If you’ve attended an auction, you’ve no doubt been struck by the performance of the auctioneer. With enviable verbal skills and a quick wit, the auctioneer keeps the crowd focused and sale moving at a steady clip.
And they make auctions fun, too. Couple that with bids for seemingly astounding amounts, and auctioneering starts to look like a viable and lucrative profession.
Can you make a living as an auctioneer? Yes.
Can you become wealthy in the auction industry? Yes.
But succeeding in the auction industry isn’t a sure thing. Like any business venture, a combination of training, skills and determination are essential to the success of an auction business. In addition, auctioneers should adhere to a standard of professional conduct and often need to meet local and state licensing requirements.
Here then, is a brief overview of the duties of an auctioneer and the path one might take to establish an auction business.
What an auctioneer does
The most common public perception of an auctioneer is that of a man or woman, holding a gavel, spitting out a torrent of words and yelling “Sold!” as one lot after another crosses the auction block.
The chant, that often-indecipherable string of words, is a crucial, but minor aspect of an auctioneer’s job. From the moment they’ve been contracted, an auctioneer fills several roles: office manager, public relations manager, accountant, traffic coordinator and janitor to name a few.
The single most important role an auctioneer takes on is that of marketing expert. Auctioneers are adept at marketing a client’s property through the appropriate media and reach a specific audience.
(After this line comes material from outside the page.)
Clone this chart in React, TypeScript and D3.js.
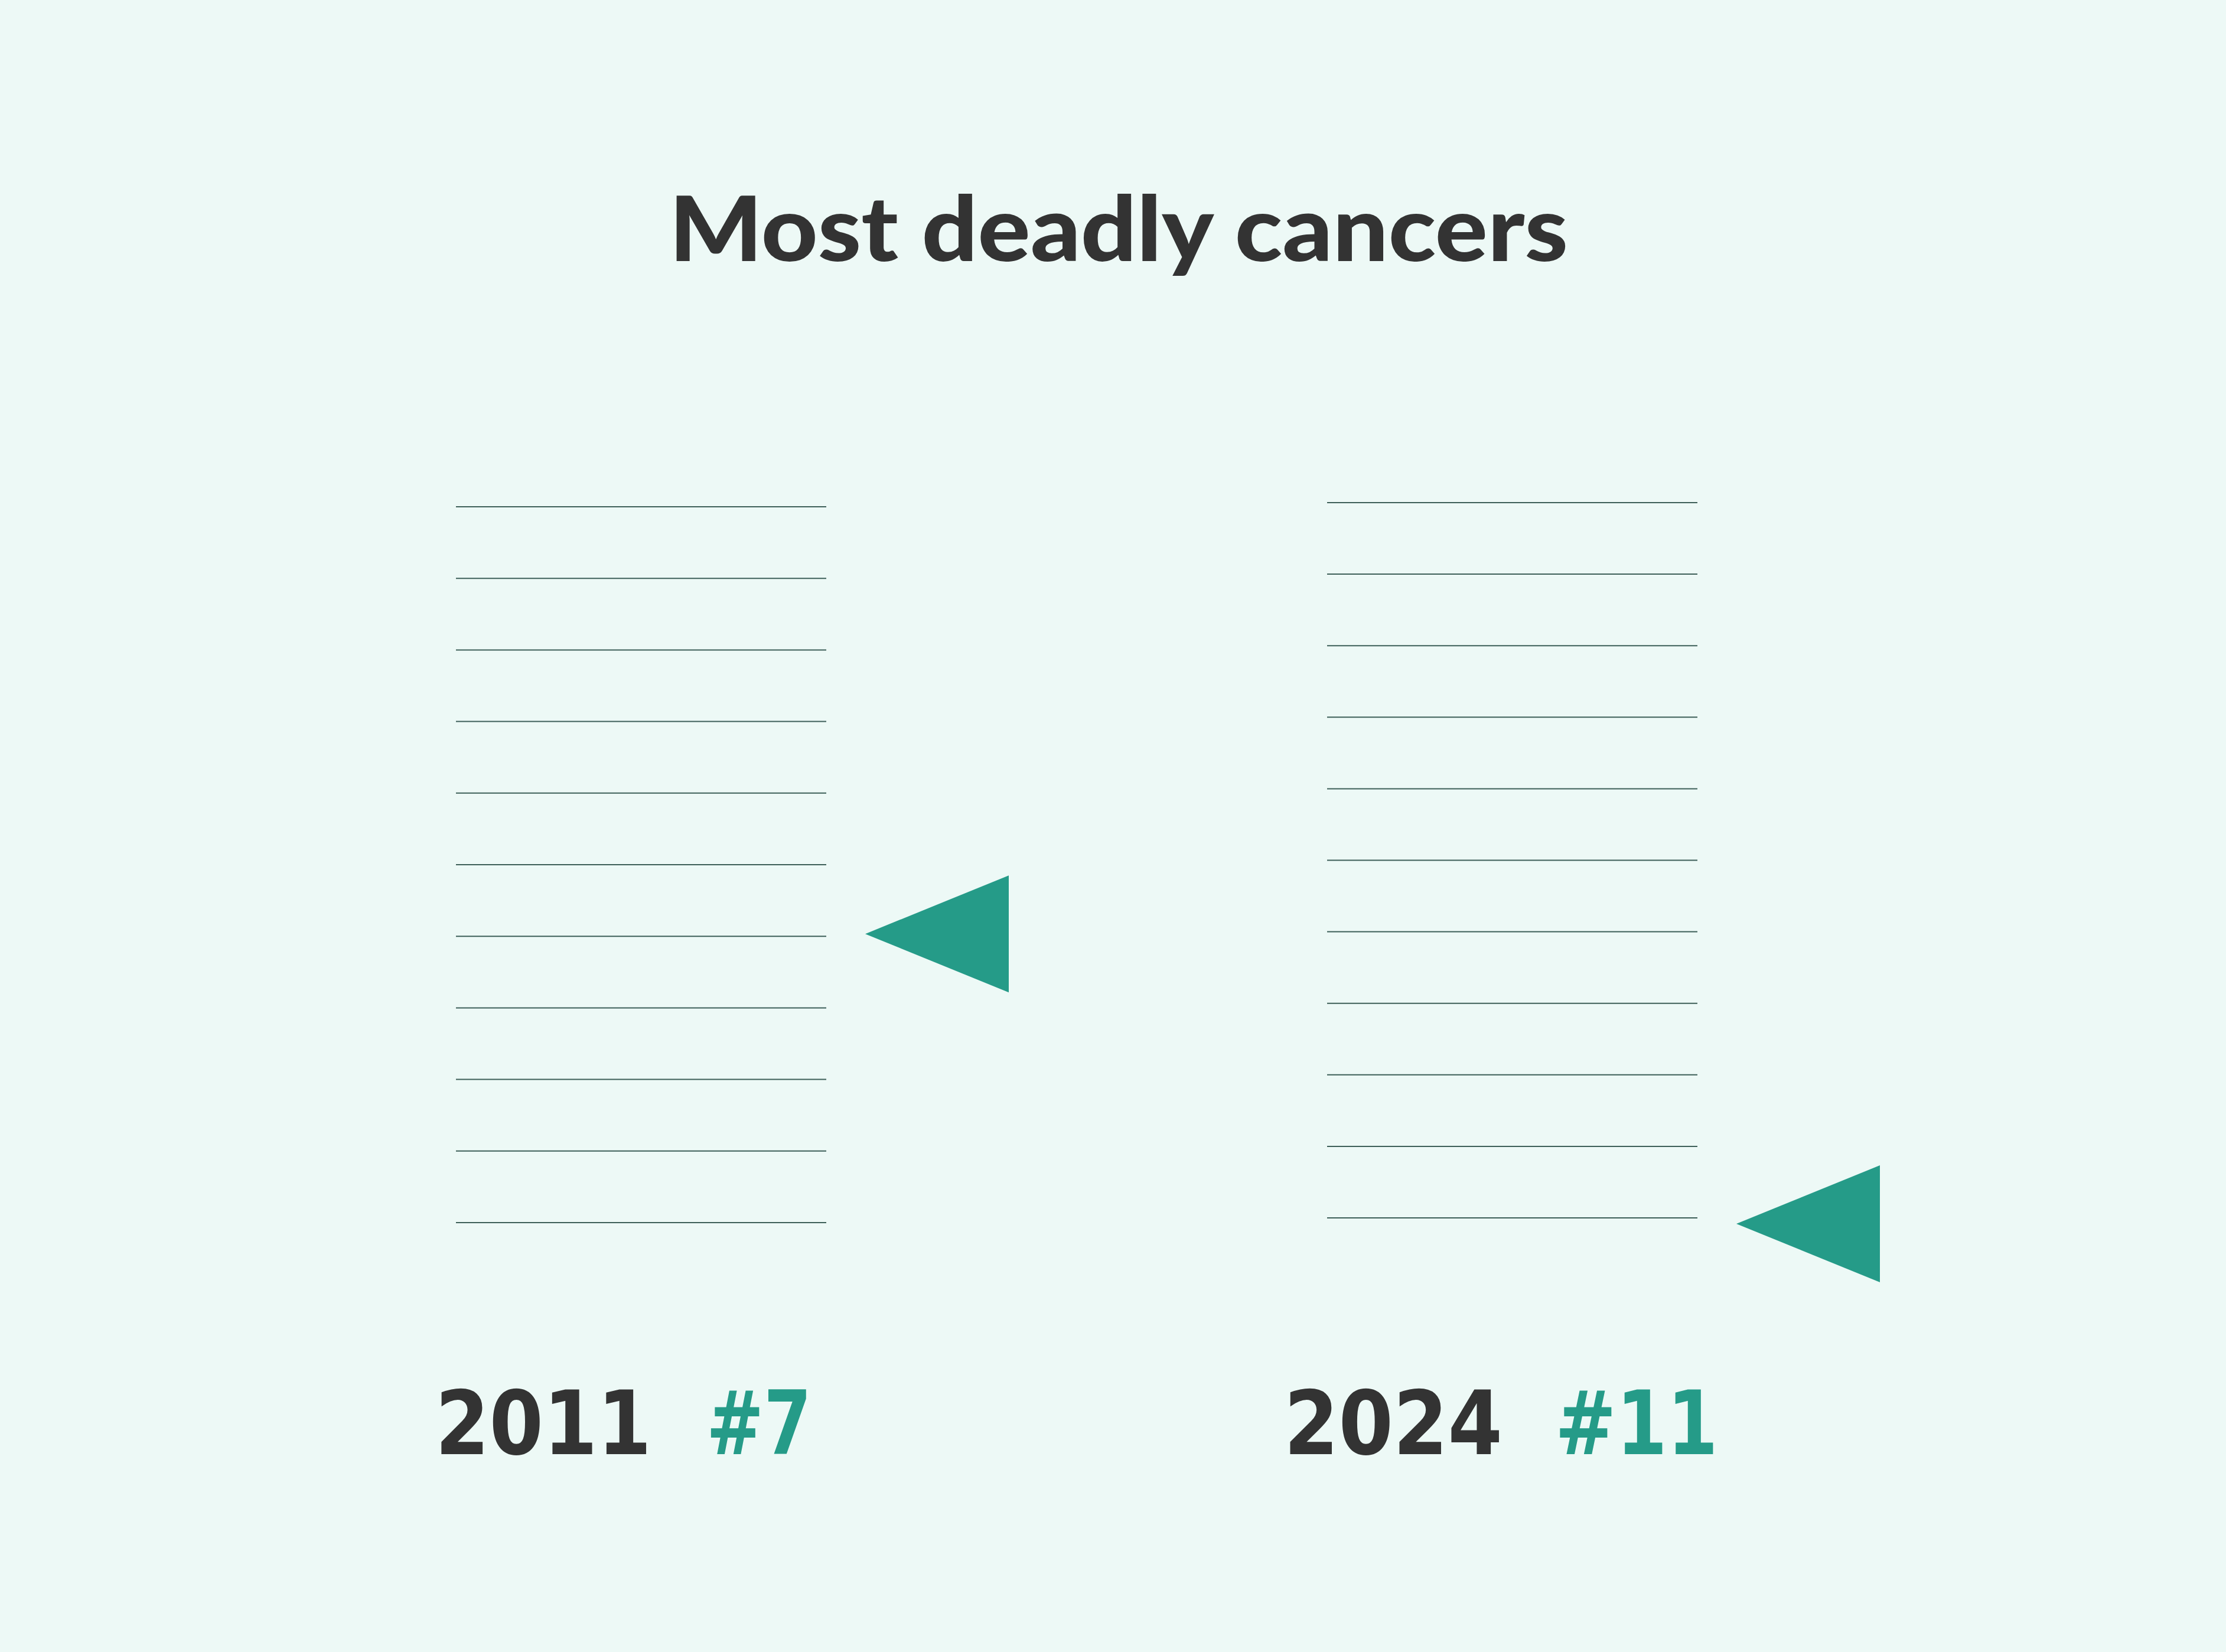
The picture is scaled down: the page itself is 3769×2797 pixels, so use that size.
import React from "react";
import * as d3 from "d3";

const title = "Most deadly cancers";
const years = ["2011", "2024"];
const ranks = [7, 11];
const rankLabels = ["#7", "#11"];
const lineCount = 11;

const W = 3769;
const H = 2797;
const BG = "#edf9f6";
const DARK = "#333333";
const TEAL = "#259b88";
const LINE = "#3d5f58";

const panels = [
  { x0: 772, x1: 1399, y0: 858, y1: 2070, triDy: -4, yearX: 737, yearW: 366, rankX: 1196, rankW: 178 },
  { x0: 2247, x1: 2874, y0: 851, y1: 2062, triDy: 10, yearX: 2174, yearW: 370, rankX: 2633, rankW: 276 },
];

export default function App() {
  const rankDomain = d3.range(1, lineCount + 1);
  return (
    <svg width={W} height={H} style={{ display: "block", position: "absolute", left: 0, top: 0 }}>
      <rect x={0} y={0} width={W} height={H} fill={BG} />
      <text
        x={1894}
        y={442}
        textAnchor="middle"
        fontFamily="Lato, 'Noto Sans', sans-serif"
        fontWeight={900}
        fontSize={152}
        fill={DARK}
        textLength={1522}
        lengthAdjust="spacingAndGlyphs"
      >
        {title}
      </text>
      {panels.map((p, i) => {
        const y = d3.scaleLinear().domain([1, lineCount]).range([p.y0, p.y1]);
        const ry = y(ranks[i]) + p.triDy;
        const tipX = p.x1 + 66;
        const triW = 243;
        const triH = 99;
        const tri = d3.line()([
          [tipX, ry],
          [tipX + triW, ry - triH],
          [tipX + triW, ry + triH],
        ]) + "Z";
        return (
          <g key={years[i]}>
            {rankDomain.map((r) => (
              <line key={r} x1={p.x0} x2={p.x1} y1={y(r)} y2={y(r)} stroke={LINE} strokeWidth={2} />
            ))}
            <path d={tri} fill={TEAL} />
            <text
              x={p.yearX}
              y={2462}
              fontFamily="'DejaVu Sans', sans-serif"
              fontWeight={700}
              fontSize={150}
              fill={DARK}
              textLength={p.yearW}
              lengthAdjust="spacingAndGlyphs"
            >
              {years[i]}
            </text>
            <text
              x={p.rankX}
              y={2462}
              fontFamily="'DejaVu Sans', sans-serif"
              fontWeight={700}
              fontSize={150}
              fill={TEAL}
              textLength={p.rankW}
              lengthAdjust="spacingAndGlyphs"
            >
              {rankLabels[i]}
            </text>
          </g>
        );
      })}
    </svg>
  );
}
In large part, their livelihood depends upon being able to attract those individuals most interested, and therefore, most willing to buy a particular item.
The ability to market auctions and merchandise effectively comes from an intimate knowledge of the specific types of merchandise, its value, the demand for such merchandise, and the targeted market.
Beyond being able to juggle a number of duties, the prospective auctioneer needs to be personable and work well with a variety of people. During the course of organizing a sale, the auctioneer consults with the seller, field questions from potential buyers and, on occasion, mediates disputes.
The majority of auction companies are independent ventures, although there are some larger regional and national auction houses. Building and maintaining an auction business can be time-consuming endeavor, with dozens of hours of preparation for every hour of the actual sale. Auctioneers often call on family members to help handle sale logistics and staff auctions.
In addition to long hours, an auctioneer’s annual income depends upon the effort and time devoted to the business. There are auctioneers who have become wealthy after establishing their business. But, often, beginning auctioneers get their start working as a part-time auctioneer and holding down another job. Like any business venture, the return in income is largely dependent upon the amount of time and effort spent making a go of the business.
How do you learn the auction business?
Many auctioneers got their start working as a clerk or bid caller for the family auction business. Some NAA members now run businesses that have been in their family for two or three consecutive generations. Many auction companies continue to be family-held endeavors, with extended family members helping organize and staff sales.
If you haven’t been involved in a family auction business, there are two other ways to learn the trade. First, there are dozens of auction schools and programs, either independent institutions or programs that are affiliated with a community or four-year college.
Schooling can last for a couple weeks or as long as a college semester. You can expect to learn the trademark auctioneer chant, how to market your services and sales and how to get started in the auction business. The NAA has developed a growing list of auction schools from across North America.
A second option is to gain practical experience as an apprentice under an experienced auctioneer. Apprentice auctioneers assist in organizing and running sales, and learn many of the crucial day-to-day operations of running an auction business.
Either option also includes holding a high school diploma or a GED. Some auctioneers find completing some additional education, either through a local community college or four-year institution, helpful.
Your choice of education could largely depend upon the licensing requirements for auctioneers in your state. Many states that require licensing for auctioneers only accept educational credit from specific auction schools or programs. Often licensing boards will waive the educational credits if an applicant served as an apprenticeship under a licensed auctioneer. Required apprenticeships can range in length from conducting a few auctions under an auctioneer’s guidance to one or more years. Call your state government offices to determine if your state has auctioneer licensing laws and educational requirements.